Repeated grades, difficulty learning English, lack of technology, and poverty shouldn’t stop you from living your dreams and earning the degree you have always wanted.
If you are interested in attending college, there are a variety of scholarships available specifically for minority groups, to encourage college enrollment and to ensure completion of a degree.
- African American Scholarships - Some of the most popular African American scholarships include the RTNDA Ed Bradley Broadcast Journalism Scholarship, which awards $10,000 to a student of color interested in a career in broadcast journalism, the Stan Beck Fellowship, which assists undergraduate students in need who are majoring in entomology, and the Minority Teachers of Illinois Scholarship, which awards African American students with up to $5,000 a year in exchange for teaching in Illinois preschool, elementary school, or high school upon earning their teaching degree.
- Hispanic Scholarships – Hispanic students can take advantage of scholarships like the Catharine Lealtad Scholarship, which awards $3,000 to $5,000 to students with excellent high school records, the Alvarado/Garcia Scholarship, which awards $1,000 to high school Latino juniors planning on attending college in Illinois and are gay or bisexual, and the ABA Diversity Scholarship, which provides $2,500 to second year college students who can demonstrate a high level of character, financial need, leadership, and academic achievement.
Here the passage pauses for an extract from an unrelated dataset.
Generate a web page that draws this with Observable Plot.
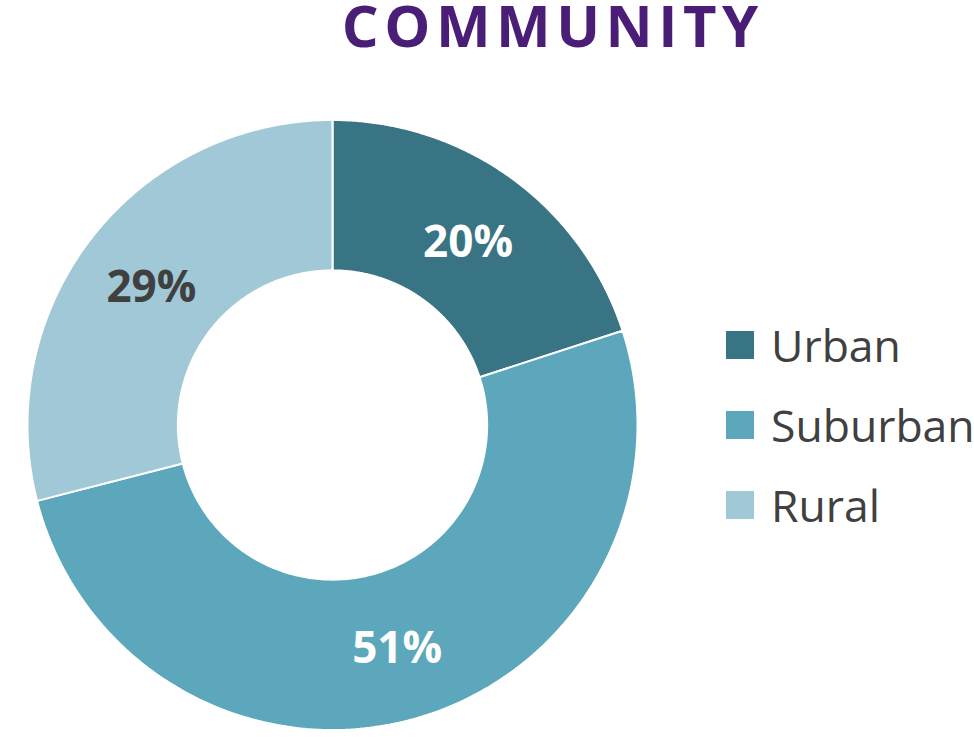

- Native American Scholarships – Native American students can take advantage of scholarships like the White Earth Scholarship Program, which provides up to $4,500 a year to students who are enrolled as members of the Band of Chippewa known as White Earth, the AAAE Foundation Scholarship for Native Americans, which provides $1,000 a year for Native American Students who are majoring in aviation and maintain a 3.0 GPA, and the DAR American Indian Scholarship, which provides $1,000 to Native American students from any tribe who can demonstrate financial need and academic achievement.
If you have always dreamed of going to college, don’t let statistics about minority disadvantages stand in your way.
It’s your future, and you can live it the way you want to with the help of minority scholarships.